Una fuerte ventisca antecedió al chubasco y entonces, María Buitrago sabía que todo comenzaba de nuevo, como cada año, tras el inicio de la temporada de lluvias. Al cabo de unas horas, la sala, los cuartos, el patio, se habían convertido en una piscina, de unos cincuenta centímetros de altura.
Raúl Márquez
Algunos objetos livianos, un trozo de papel, un vaso que yacía bajo la cama, flotaban impávidos, mientras María y su esposo, con escobas, se afanaban en sacar el agua de la vivienda, pero esta acción se quedaba en un intento vano, pues había agua por todas partes.
—Cada vez que llegan las lluvias pasamos por este suplicio. Tanto es así, que nos ha tocado colocar todas nuestras cosas encima de bloques, para que no se nos mojen y se dañen, tal y como sucedió con un chifonier— relata la sexagenaria.
Vale comentar que estas anegaciones no solo afectan la casa de María Buitrago y su esposo, ubicada en Chururú, sino que es una problemática que padecen vecinos de diversos sectores del municipio Fernández Feo, durante el periodo de lluvias. De igual modo, es una constante en las aldeas y caseríos ubicados en las márgenes del río Uribante. Tal es el caso de la Isla de Betancourt o del sector de El Canal.

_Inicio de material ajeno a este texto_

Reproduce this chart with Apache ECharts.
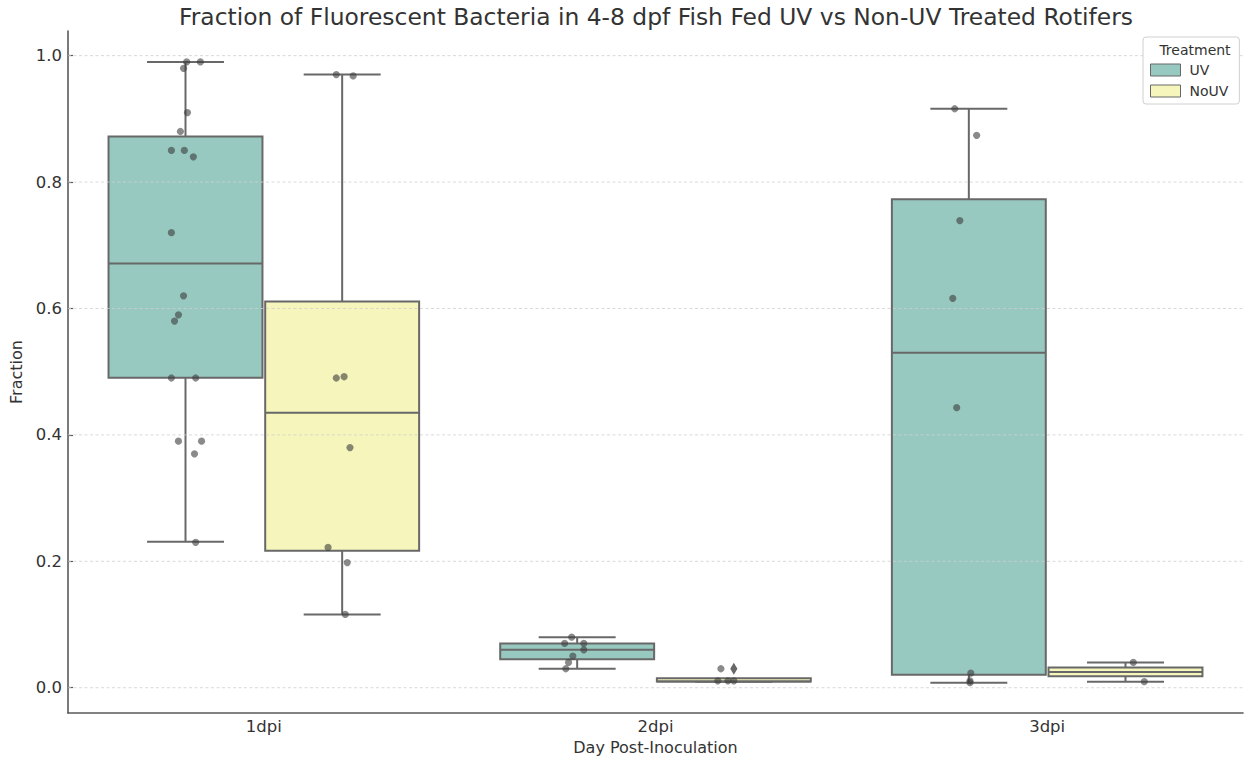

Precisa la dama que un vecino que administra una fábrica de bloques cercana a su hogar, le ha propuesto que él le dona los bloques para que suban las paredes y luego rellenen la parte del piso; una solución por demás válida, pero que ve como algo lejano, debido a la situación económica.
—Lo que me propone un vecino, en cuanto a ´levantar la casa´, es una oferta muy buena, pero de dónde voy a sacar dinero para pagar la mano de obra. Es verdad que mi marido puede colaborar, pero hay que pagarles a quienes lo van a ayudar. Además, con esta cuarentena y uno ya viejo, no puede salir a trabajar. La cosa está fuerte— dice con seriedad.
Aprovecha para hacer un llamado a los entes del Gobierno para que adelanten los trabajos de canalización del río Chururú, «sería la solución definitiva; el problema es que justamente ya comenzó el invierno y, entonces, esa va a ser la excusa».
«Mis hijos emigraron por la crisis»
Apunta, asimismo, que tiene nueve hijos, algunos fuera del país, específicamente, en España, Colombia y Chile. La que vive más cerca, en Naranjales, es quien cada semana suele llevarle algunos víveres y verduras.
— ¿Cuándo íbamos a pensar en separarnos? —inquiere—. Siempre nos reuníamos para compartir, pero cuando las cosas comenzaron a empeorar en el país, tuvieron que irse, unos para el exterior, otros para Barinas y San Cristóbal. Cuando pueden me envían dinero, pero con esta pandemia todo se ha complicado para ellos también— comenta.
Añade que quisiera llamarlos más a menudo, para así poder ganarle a la angustia latente que la acompañaba desde que emigraron, pero, comenta con una sonrisa irónica, hasta el teléfono celular se le dañó.
Recuerda con nostalgia cuando compartían los fines de semana y se siente al garete, como los trocitos de papel que navegan por la casa cada vez que se inunda.